Bruschi's Breakdown on Patriots-Ravens

AP Photo/Nick Wass

Every week that the Patriots play a game, Tedy Bruschi and Mike Reiss team up for "Bruschi's Breakdown" to dissect the matchup.

This week's piece is now posted on ESPNBoston.com and Bruschi focuses on how the Ravens' defense looks without Terrell Suggs (Achilles injury) and reminds us that Ray Lewis is every bit the playmaker we remember him to be.

"You're talking about the Defensive Player of the Year (in Suggs), so without that playmaking ability, that's a different look. But also, there is a different look at middle linebacker with Ray Lewis, who has dropped about 25 pounds. He really looks different on film, too.

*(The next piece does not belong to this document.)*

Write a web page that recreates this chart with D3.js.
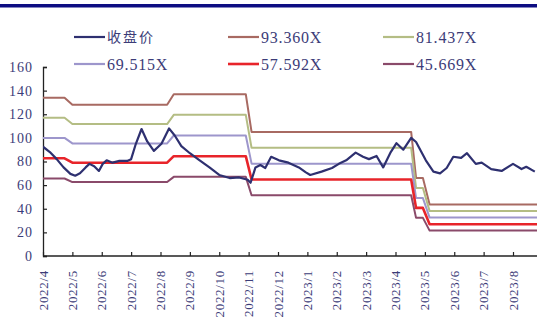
<!DOCTYPE html>
<html><head><meta charset="utf-8">
<script src="https://cdn.jsdelivr.net/npm/d3@7"></script>
<style>html,body{margin:0;padding:0;background:#fff;}svg{display:block;}</style>
</head><body>
<script>
// ---- data ----
const monthTicks = ["2022/4","2022/5","2022/6","2022/7","2022/8","2022/9","2022/10","2022/11","2022/12","2023/1","2023/2","2023/3","2023/4","2023/5","2023/6","2023/7","2023/8"];
const yTicks = [0,20,40,60,80,100,120,140,160];

const priceDates = ["2022-04-01","2022-04-08","2022-04-15","2022-04-22","2022-04-29","2022-05-04","2022-05-09","2022-05-15","2022-05-19","2022-05-24","2022-05-29","2022-06-02","2022-06-06","2022-06-12","2022-06-19","2022-06-27","2022-07-01","2022-07-06","2022-07-12","2022-07-18","2022-07-25","2022-08-02","2022-08-10","2022-08-16","2022-08-23","2022-09-01","2022-09-11","2022-09-21","2022-10-01","2022-10-12","2022-10-22","2022-10-31","2022-11-03","2022-11-08","2022-11-13","2022-11-18","2022-11-24","2022-12-02","2022-12-12","2022-12-23","2022-12-30","2023-01-04","2023-01-16","2023-01-27","2023-02-03","2023-02-10","2023-02-19","2023-02-26","2023-03-04","2023-03-12","2023-03-19","2023-03-27","2023-04-02","2023-04-09","2023-04-17","2023-04-22","2023-05-02","2023-05-10","2023-05-17","2023-05-24","2023-05-31","2023-06-08","2023-06-14","2023-06-23","2023-06-29","2023-07-09","2023-07-20","2023-08-01","2023-08-10","2023-08-15","2023-08-24"];
const priceValues = [92.5,88,82,75,69.5,68,70,75,78,76,72,78,81,79,80.5,80.5,82,95,107.5,97,89,95,108,102,93,87,81,75,68.6,66,66.5,64.5,62,75,77,74.5,84,81,79,75,71,68.6,71.4,74.5,78,81,87.5,84,82,84.7,75,88,95.5,90,100,96.5,81,71.4,70,74.5,84,83,87,78,79,73.6,72,78,73.6,75.5,71.4];

const bandDates = ["2022-04-01","2022-04-23","2022-05-01","2022-08-08","2022-08-15","2022-10-29","2022-11-04","2023-04-17","2023-04-22","2023-04-29","2023-05-06","2023-08-31"];
const band93 = [134,134,128,128,137,137,105,105,66,66,43.5,43.5];
const band81 = [117,117,111.7,111.7,119.5,119.5,91.6,91.6,57.6,57.6,38,38];
const band69 = [100,100,95.3,95.3,102,102,78.2,78.2,49,49,32.5,32.5];
const band57 = [82.7,82.7,79,79,84.5,84.5,64.8,64.8,40.7,40.7,26.9,26.9];
const band45 = [65.6,65.6,62.6,62.6,67,67,51.4,51.4,32.3,32.3,21.5,21.5];

const seriesNames = ["收盘价","93.360X","81.437X","69.515X","57.592X","45.669X"];
const seriesColors = ["#2e3070","#a86a62","#b4bd84","#9d96cc","#e8242a","#8a4a6a"];

// ---- chart ----
const W = 537, H = 322;
const svg = d3.select("body").append("svg").attr("width", W).attr("height", H);
const textColor = "#3c3c78";
const serif = "'Liberation Serif','Times New Roman',serif";

svg.append("rect").attr("x",0).attr("y",4).attr("width",W).attr("height",3.5).attr("fill","#0d0d82");

function monthPos(s){
  const [y,m,d] = s.split("-").map(Number);
  const dim = new Date(y, m, 0).getDate();
  return (y-2022)*12 + (m-4) + (d-1)/dim;
}

const x = d3.scaleLinear().domain([0,16]).range([43,513]);
const y = d3.scaleLinear().domain([0,160]).range([256,67]);

const clip = svg.append("clipPath").attr("id","c").append("rect")
  .attr("x",43).attr("y",0).attr("width",W-43).attr("height",H);

// axes
const yAxis = d3.axisRight(y).tickValues(yTicks).tickSize(4).tickFormat("");
const gy = svg.append("g").attr("transform","translate(43,0)").call(yAxis);
gy.select(".domain").attr("stroke","#222").attr("stroke-width",1.3);
gy.selectAll(".tick line").attr("stroke","#222").attr("stroke-width",1.2);
svg.append("g").selectAll("text").data(yTicks).join("text")
  .attr("x",33).attr("y",d=>y(d)).attr("dy","0.35em").attr("text-anchor","end")
  .attr("font-family",serif).attr("font-size",14).attr("letter-spacing",1)
  .attr("fill",textColor).text(d=>d);

const xAxis = d3.axisTop(x).tickValues(d3.range(monthTicks.length)).tickSize(4).tickFormat("");
const gx = svg.append("g").attr("transform","translate(0,256)").call(xAxis);
gx.select(".domain").remove();
gx.selectAll(".tick line").attr("stroke","#222").attr("stroke-width",1.2);
svg.append("line").attr("x1",43).attr("x2",W).attr("y1",256).attr("y2",256).attr("stroke","#222").attr("stroke-width",1.3);
svg.append("g").selectAll("text").data(monthTicks).join("text")
  .attr("transform",(d,i)=>`translate(${x(i)+4.5},270) rotate(-90)`)
  .attr("text-anchor","end")
  .attr("font-family",serif).attr("font-size",13).attr("letter-spacing",0.7)
  .attr("fill",textColor).text(d=>d);

// lines
const line = d3.line().x(d=>x(d[0])).y(d=>y(d[1]));
const bands = [band93, band81, band69, band57, band45];
const plot = svg.append("g").attr("clip-path","url(#c)");
bands.forEach((vals,i)=>{
  const pts = bandDates.map((d,j)=>[monthPos(d), vals[j]]);
  plot.append("path").attr("d",line(pts)).attr("fill","none")
    .attr("stroke",seriesColors[i+1]).attr("stroke-width", i===3 ? 2.6 : 2)
    .attr("stroke-linejoin","round");
});
const ppts = priceDates.map((d,j)=>[monthPos(d), priceValues[j]]);
plot.append("path").attr("d",line(ppts)).attr("fill","none")
  .attr("stroke",seriesColors[0]).attr("stroke-width",2.2).attr("stroke-linejoin","round");

// legend
const legX = [74,228,383], legY = [37,64];
seriesNames.forEach((n,i)=>{
  const cx = legX[i%3], cy = legY[Math.floor(i/3)];
  const g = svg.append("g");
  g.append("line").attr("x1",cx).attr("x2",cx+31).attr("y1",cy).attr("y2",cy)
    .attr("stroke",seriesColors[i]).attr("stroke-width", i===4 ? 2.6 : 2.2);
  g.append("text").attr("x",cx+33).attr("y",cy).attr("dy","0.35em")
    .attr("font-family", i===0 ? "'Noto Sans CJK SC',serif" : serif)
    .attr("font-size", i===0 ? 14 : 16).attr("letter-spacing", i===0 ? 2 : 0.8)
    .attr("fill",textColor).text(n);
});
</script>
</body></html>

The last couple years, he was pushing 260, and when watching him, the thought would be, "Ray, you're getting a little big, maybe a little slower, this could be coming to an end." But it's a sign of a player who is probably the best linebacker in the history of the game saying, "I know what this league is turning into. I no longer have to thump on a guard or thump on a fullback for four quarters of a game. For me to last, what I have to do is cover and be a space player if I want to play every down. So I have to drop 25 pounds, ride the bike 40 miles every day, and change my body to change with the times." He looks a lot quicker, too. He's going into the line of scrimmage, coming back out, making plays, spinning. I saw him make a spin move against the Bengals and come out and tackle the running back. He made a play versus tight end Jermaine Gresham in coverage. The guy looks great, like the Ray Lewis of five years ago. The Patriots are going to have to deal with him."

Meanwhile, Bruschi doesn't mince words when asked what he makes of Wes Welker's drop in playing time:

"I'm not sure what's going on, but I know this: Bill Belichick doesn't care what you've done in the past. He wants to know how you've looked in training camps, preseason, going up to that week's game. For Welker not to start, and for there to be no other issues like off-field problems or health, it has to be a performance thing. Maybe they see Edelman doing better in practice, and they want to see more of it."